Return every line below as is, leaving out the pictures.
· · ·
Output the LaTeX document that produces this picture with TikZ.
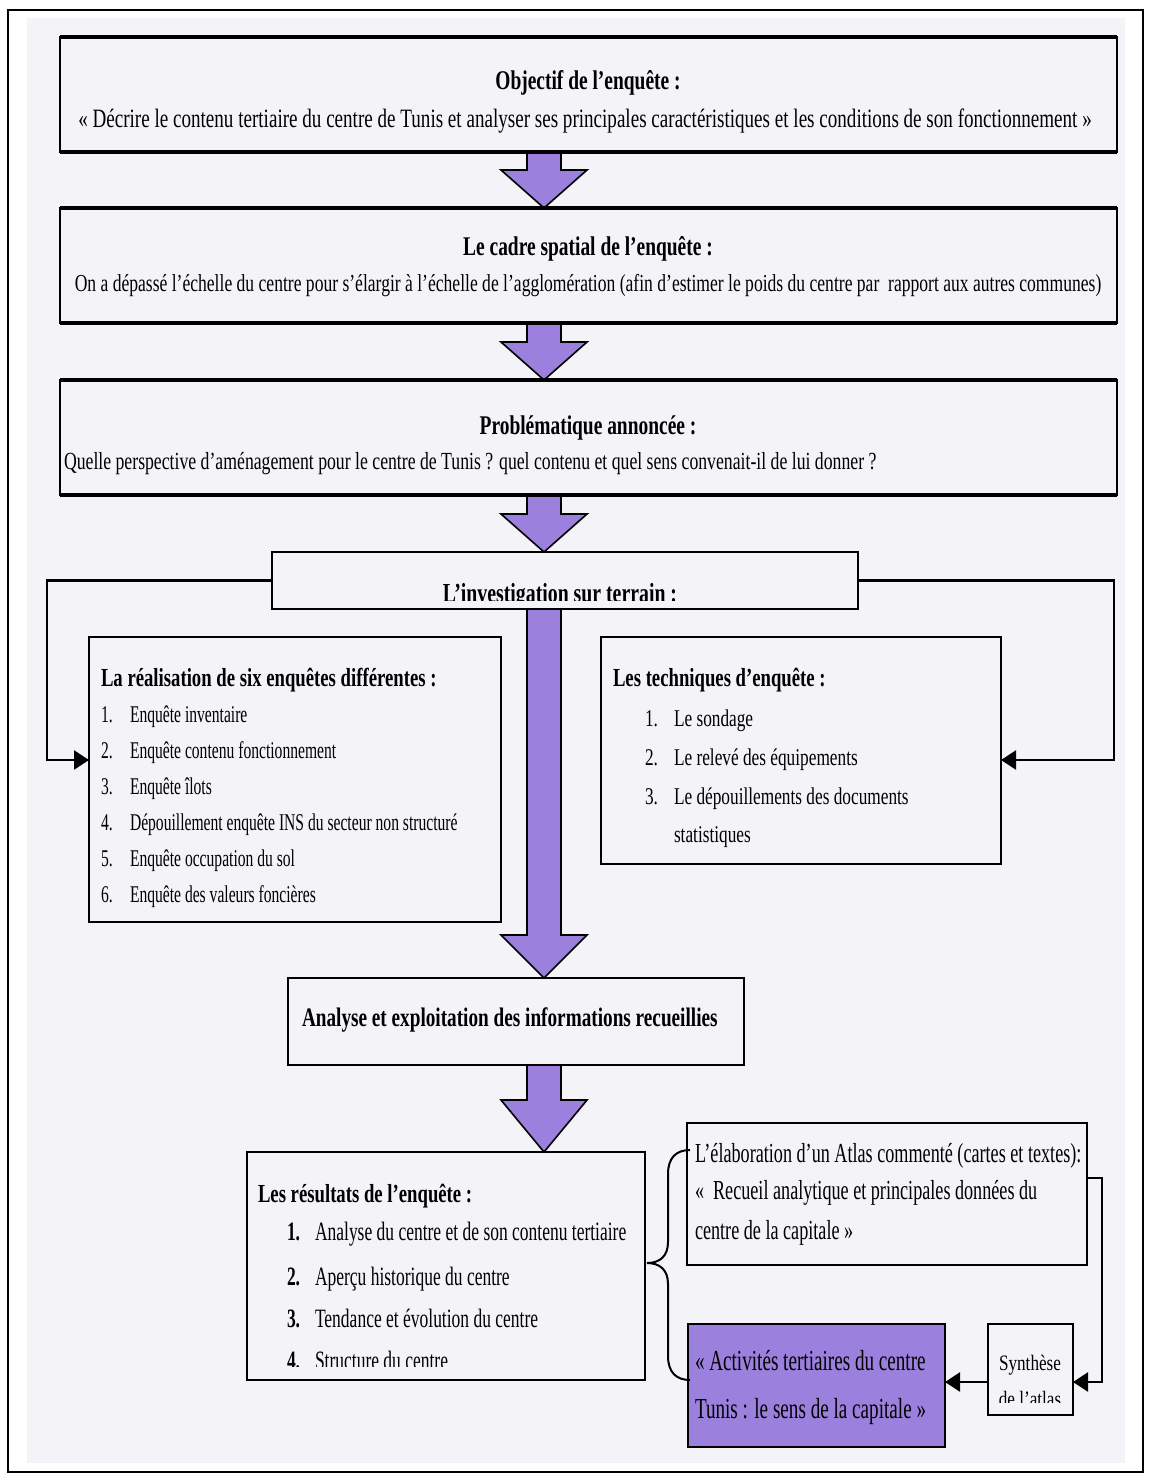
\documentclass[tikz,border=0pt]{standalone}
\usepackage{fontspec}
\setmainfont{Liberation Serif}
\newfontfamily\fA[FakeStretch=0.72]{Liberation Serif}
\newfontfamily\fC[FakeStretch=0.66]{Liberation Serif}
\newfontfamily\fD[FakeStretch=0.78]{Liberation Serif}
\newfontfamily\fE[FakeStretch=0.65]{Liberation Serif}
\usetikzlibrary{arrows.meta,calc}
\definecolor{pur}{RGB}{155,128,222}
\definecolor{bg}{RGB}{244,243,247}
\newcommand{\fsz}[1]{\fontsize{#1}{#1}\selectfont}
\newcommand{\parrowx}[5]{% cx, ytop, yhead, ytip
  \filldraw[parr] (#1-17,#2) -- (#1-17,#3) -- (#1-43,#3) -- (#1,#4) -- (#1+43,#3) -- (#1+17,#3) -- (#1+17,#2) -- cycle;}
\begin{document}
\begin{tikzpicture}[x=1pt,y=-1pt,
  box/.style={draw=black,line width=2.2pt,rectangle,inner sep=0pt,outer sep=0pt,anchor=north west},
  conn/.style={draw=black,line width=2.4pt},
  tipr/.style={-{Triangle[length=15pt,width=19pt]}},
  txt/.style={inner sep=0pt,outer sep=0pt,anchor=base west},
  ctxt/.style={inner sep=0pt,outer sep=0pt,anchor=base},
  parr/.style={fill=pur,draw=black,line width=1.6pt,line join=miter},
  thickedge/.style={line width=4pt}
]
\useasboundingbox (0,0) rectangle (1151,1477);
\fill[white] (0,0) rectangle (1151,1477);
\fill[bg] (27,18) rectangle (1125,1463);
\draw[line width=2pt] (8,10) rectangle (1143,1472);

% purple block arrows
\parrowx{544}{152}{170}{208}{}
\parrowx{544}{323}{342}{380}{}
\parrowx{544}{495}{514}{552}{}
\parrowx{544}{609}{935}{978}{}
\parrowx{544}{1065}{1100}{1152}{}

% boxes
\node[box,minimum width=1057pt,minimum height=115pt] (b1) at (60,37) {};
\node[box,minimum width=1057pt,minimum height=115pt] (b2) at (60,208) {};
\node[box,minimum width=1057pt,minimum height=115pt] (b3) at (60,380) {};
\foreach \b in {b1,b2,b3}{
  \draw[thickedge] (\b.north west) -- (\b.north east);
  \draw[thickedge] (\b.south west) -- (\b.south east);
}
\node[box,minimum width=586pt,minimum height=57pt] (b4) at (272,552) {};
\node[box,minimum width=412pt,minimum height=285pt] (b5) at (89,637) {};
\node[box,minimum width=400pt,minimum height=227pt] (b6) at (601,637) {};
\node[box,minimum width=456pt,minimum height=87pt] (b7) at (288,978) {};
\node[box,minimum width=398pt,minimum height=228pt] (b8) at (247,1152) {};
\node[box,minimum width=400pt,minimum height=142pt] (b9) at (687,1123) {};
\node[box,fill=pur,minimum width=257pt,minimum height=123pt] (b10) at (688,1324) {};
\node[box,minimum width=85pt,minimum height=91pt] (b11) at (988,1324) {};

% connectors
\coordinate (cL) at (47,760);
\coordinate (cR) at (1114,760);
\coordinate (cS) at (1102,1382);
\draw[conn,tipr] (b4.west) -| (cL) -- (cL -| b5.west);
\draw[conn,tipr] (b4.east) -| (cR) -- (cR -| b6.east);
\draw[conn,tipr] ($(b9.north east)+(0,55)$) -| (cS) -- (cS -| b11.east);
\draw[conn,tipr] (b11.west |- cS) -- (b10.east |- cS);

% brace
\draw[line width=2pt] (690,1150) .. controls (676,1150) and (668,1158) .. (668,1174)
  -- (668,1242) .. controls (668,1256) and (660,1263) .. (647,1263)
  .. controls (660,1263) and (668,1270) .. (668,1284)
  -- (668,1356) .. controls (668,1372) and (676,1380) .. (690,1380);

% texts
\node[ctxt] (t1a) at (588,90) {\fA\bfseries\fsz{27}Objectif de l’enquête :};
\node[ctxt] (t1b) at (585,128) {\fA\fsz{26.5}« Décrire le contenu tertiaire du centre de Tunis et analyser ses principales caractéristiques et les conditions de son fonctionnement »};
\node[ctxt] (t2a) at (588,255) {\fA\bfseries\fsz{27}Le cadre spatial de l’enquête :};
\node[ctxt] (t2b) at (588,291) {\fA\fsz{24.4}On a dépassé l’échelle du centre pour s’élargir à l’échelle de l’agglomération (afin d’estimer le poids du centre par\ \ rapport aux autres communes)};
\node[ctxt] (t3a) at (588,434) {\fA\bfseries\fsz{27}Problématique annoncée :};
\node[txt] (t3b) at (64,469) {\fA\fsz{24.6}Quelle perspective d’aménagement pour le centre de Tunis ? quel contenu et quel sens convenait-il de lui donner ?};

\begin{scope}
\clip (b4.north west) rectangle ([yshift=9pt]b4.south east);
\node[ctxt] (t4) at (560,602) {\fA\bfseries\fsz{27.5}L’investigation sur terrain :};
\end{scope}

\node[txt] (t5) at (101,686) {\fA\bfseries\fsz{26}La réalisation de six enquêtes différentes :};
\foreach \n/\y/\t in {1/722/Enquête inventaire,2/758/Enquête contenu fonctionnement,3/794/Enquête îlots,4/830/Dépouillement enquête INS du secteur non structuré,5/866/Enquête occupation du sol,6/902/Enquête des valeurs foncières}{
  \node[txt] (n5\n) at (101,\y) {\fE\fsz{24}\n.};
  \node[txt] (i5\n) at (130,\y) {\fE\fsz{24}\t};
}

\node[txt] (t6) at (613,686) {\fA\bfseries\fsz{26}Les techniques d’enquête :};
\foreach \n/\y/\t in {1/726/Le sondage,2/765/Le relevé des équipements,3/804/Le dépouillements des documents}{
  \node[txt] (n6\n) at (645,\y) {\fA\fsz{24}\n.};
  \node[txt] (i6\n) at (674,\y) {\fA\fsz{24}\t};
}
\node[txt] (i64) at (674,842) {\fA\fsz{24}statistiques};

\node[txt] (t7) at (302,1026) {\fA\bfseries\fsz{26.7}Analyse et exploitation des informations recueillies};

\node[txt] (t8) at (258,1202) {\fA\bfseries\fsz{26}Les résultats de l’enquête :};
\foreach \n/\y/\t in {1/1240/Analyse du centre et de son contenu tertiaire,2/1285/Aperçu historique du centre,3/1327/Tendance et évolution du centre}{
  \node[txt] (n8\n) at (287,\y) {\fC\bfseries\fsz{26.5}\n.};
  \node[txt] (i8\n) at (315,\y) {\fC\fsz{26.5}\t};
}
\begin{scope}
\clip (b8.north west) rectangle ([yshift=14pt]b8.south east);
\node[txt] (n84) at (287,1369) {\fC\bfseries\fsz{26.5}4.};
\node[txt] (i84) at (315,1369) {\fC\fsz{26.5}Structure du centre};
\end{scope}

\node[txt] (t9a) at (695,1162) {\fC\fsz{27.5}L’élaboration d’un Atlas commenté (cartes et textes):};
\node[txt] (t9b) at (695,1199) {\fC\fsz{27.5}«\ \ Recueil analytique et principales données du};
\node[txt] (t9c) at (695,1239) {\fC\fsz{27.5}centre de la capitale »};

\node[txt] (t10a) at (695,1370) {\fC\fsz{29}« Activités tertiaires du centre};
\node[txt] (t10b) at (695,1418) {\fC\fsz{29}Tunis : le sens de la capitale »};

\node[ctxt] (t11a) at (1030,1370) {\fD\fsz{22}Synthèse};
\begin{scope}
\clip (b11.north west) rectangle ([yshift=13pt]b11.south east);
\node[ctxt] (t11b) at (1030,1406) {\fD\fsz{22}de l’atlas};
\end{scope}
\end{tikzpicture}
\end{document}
· · ·
→ **Answer to the task**
Output the LaTeX document that produces this picture with TikZ.
\documentclass[tikz,border=0pt]{standalone}
\usepackage{fontspec}
\setmainfont{Liberation Serif}
\newfontfamily\fA[FakeStretch=0.72]{Liberation Serif}
\newfontfamily\fC[FakeStretch=0.66]{Liberation Serif}
\newfontfamily\fD[FakeStretch=0.78]{Liberation Serif}
\newfontfamily\fE[FakeStretch=0.65]{Liberation Serif}
\usetikzlibrary{arrows.meta,calc}
\definecolor{pur}{RGB}{155,128,222}
\definecolor{bg}{RGB}{244,243,247}
\newcommand{\fsz}[1]{\fontsize{#1}{#1}\selectfont}
\newcommand{\parrowx}[5]{% cx, ytop, yhead, ytip
  \filldraw[parr] (#1-17,#2) -- (#1-17,#3) -- (#1-43,#3) -- (#1,#4) -- (#1+43,#3) -- (#1+17,#3) -- (#1+17,#2) -- cycle;}
\begin{document}
\begin{tikzpicture}[x=1pt,y=-1pt,
  box/.style={draw=black,line width=2.2pt,rectangle,inner sep=0pt,outer sep=0pt,anchor=north west},
  conn/.style={draw=black,line width=2.4pt},
  tipr/.style={-{Triangle[length=15pt,width=19pt]}},
  txt/.style={inner sep=0pt,outer sep=0pt,anchor=base west},
  ctxt/.style={inner sep=0pt,outer sep=0pt,anchor=base},
  parr/.style={fill=pur,draw=black,line width=1.6pt,line join=miter},
  thickedge/.style={line width=4pt}
]
\useasboundingbox (0,0) rectangle (1151,1477);
\fill[white] (0,0) rectangle (1151,1477);
\fill[bg] (27,18) rectangle (1125,1463);
\draw[line width=2pt] (8,10) rectangle (1143,1472);

% purple block arrows
\parrowx{544}{152}{170}{208}{}
\parrowx{544}{323}{342}{380}{}
\parrowx{544}{495}{514}{552}{}
\parrowx{544}{609}{935}{978}{}
\parrowx{544}{1065}{1100}{1152}{}

% boxes
\node[box,minimum width=1057pt,minimum height=115pt] (b1) at (60,37) {};
\node[box,minimum width=1057pt,minimum height=115pt] (b2) at (60,208) {};
\node[box,minimum width=1057pt,minimum height=115pt] (b3) at (60,380) {};
\foreach \b in {b1,b2,b3}{
  \draw[thickedge] (\b.north west) -- (\b.north east);
  \draw[thickedge] (\b.south west) -- (\b.south east);
}
\node[box,minimum width=586pt,minimum height=57pt] (b4) at (272,552) {};
\node[box,minimum width=412pt,minimum height=285pt] (b5) at (89,637) {};
\node[box,minimum width=400pt,minimum height=227pt] (b6) at (601,637) {};
\node[box,minimum width=456pt,minimum height=87pt] (b7) at (288,978) {};
\node[box,minimum width=398pt,minimum height=228pt] (b8) at (247,1152) {};
\node[box,minimum width=400pt,minimum height=142pt] (b9) at (687,1123) {};
\node[box,fill=pur,minimum width=257pt,minimum height=123pt] (b10) at (688,1324) {};
\node[box,minimum width=85pt,minimum height=91pt] (b11) at (988,1324) {};

% connectors
\coordinate (cL) at (47,760);
\coordinate (cR) at (1114,760);
\coordinate (cS) at (1102,1382);
\draw[conn,tipr] (b4.west) -| (cL) -- (cL -| b5.west);
\draw[conn,tipr] (b4.east) -| (cR) -- (cR -| b6.east);
\draw[conn,tipr] ($(b9.north east)+(0,55)$) -| (cS) -- (cS -| b11.east);
\draw[conn,tipr] (b11.west |- cS) -- (b10.east |- cS);

% brace
\draw[line width=2pt] (690,1150) .. controls (676,1150) and (668,1158) .. (668,1174)
  -- (668,1242) .. controls (668,1256) and (660,1263) .. (647,1263)
  .. controls (660,1263) and (668,1270) .. (668,1284)
  -- (668,1356) .. controls (668,1372) and (676,1380) .. (690,1380);

% texts
\node[ctxt] (t1a) at (588,90) {\fA\bfseries\fsz{27}Objectif de l’enquête :};
\node[ctxt] (t1b) at (585,128) {\fA\fsz{26.5}« Décrire le contenu tertiaire du centre de Tunis et analyser ses principales caractéristiques et les conditions de son fonctionnement »};
\node[ctxt] (t2a) at (588,255) {\fA\bfseries\fsz{27}Le cadre spatial de l’enquête :};
\node[ctxt] (t2b) at (588,291) {\fA\fsz{24.4}On a dépassé l’échelle du centre pour s’élargir à l’échelle de l’agglomération (afin d’estimer le poids du centre par\ \ rapport aux autres communes)};
\node[ctxt] (t3a) at (588,434) {\fA\bfseries\fsz{27}Problématique annoncée :};
\node[txt] (t3b) at (64,469) {\fA\fsz{24.6}Quelle perspective d’aménagement pour le centre de Tunis ? quel contenu et quel sens convenait-il de lui donner ?};

\begin{scope}
\clip (b4.north west) rectangle ([yshift=9pt]b4.south east);
\node[ctxt] (t4) at (560,602) {\fA\bfseries\fsz{27.5}L’investigation sur terrain :};
\end{scope}

\node[txt] (t5) at (101,686) {\fA\bfseries\fsz{26}La réalisation de six enquêtes différentes :};
\foreach \n/\y/\t in {1/722/Enquête inventaire,2/758/Enquête contenu fonctionnement,3/794/Enquête îlots,4/830/Dépouillement enquête INS du secteur non structuré,5/866/Enquête occupation du sol,6/902/Enquête des valeurs foncières}{
  \node[txt] (n5\n) at (101,\y) {\fE\fsz{24}\n.};
  \node[txt] (i5\n) at (130,\y) {\fE\fsz{24}\t};
}

\node[txt] (t6) at (613,686) {\fA\bfseries\fsz{26}Les techniques d’enquête :};
\foreach \n/\y/\t in {1/726/Le sondage,2/765/Le relevé des équipements,3/804/Le dépouillements des documents}{
  \node[txt] (n6\n) at (645,\y) {\fA\fsz{24}\n.};
  \node[txt] (i6\n) at (674,\y) {\fA\fsz{24}\t};
}
\node[txt] (i64) at (674,842) {\fA\fsz{24}statistiques};

\node[txt] (t7) at (302,1026) {\fA\bfseries\fsz{26.7}Analyse et exploitation des informations recueillies};

\node[txt] (t8) at (258,1202) {\fA\bfseries\fsz{26}Les résultats de l’enquête :};
\foreach \n/\y/\t in {1/1240/Analyse du centre et de son contenu tertiaire,2/1285/Aperçu historique du centre,3/1327/Tendance et évolution du centre}{
  \node[txt] (n8\n) at (287,\y) {\fC\bfseries\fsz{26.5}\n.};
  \node[txt] (i8\n) at (315,\y) {\fC\fsz{26.5}\t};
}
\begin{scope}
\clip (b8.north west) rectangle ([yshift=14pt]b8.south east);
\node[txt] (n84) at (287,1369) {\fC\bfseries\fsz{26.5}4.};
\node[txt] (i84) at (315,1369) {\fC\fsz{26.5}Structure du centre};
\end{scope}

\node[txt] (t9a) at (695,1162) {\fC\fsz{27.5}L’élaboration d’un Atlas commenté (cartes et textes):};
\node[txt] (t9b) at (695,1199) {\fC\fsz{27.5}«\ \ Recueil analytique et principales données du};
\node[txt] (t9c) at (695,1239) {\fC\fsz{27.5}centre de la capitale »};

\node[txt] (t10a) at (695,1370) {\fC\fsz{29}« Activités tertiaires du centre};
\node[txt] (t10b) at (695,1418) {\fC\fsz{29}Tunis : le sens de la capitale »};

\node[ctxt] (t11a) at (1030,1370) {\fD\fsz{22}Synthèse};
\begin{scope}
\clip (b11.north west) rectangle ([yshift=13pt]b11.south east);
\node[ctxt] (t11b) at (1030,1406) {\fD\fsz{22}de l’atlas};
\end{scope}
\end{tikzpicture}
\end{document}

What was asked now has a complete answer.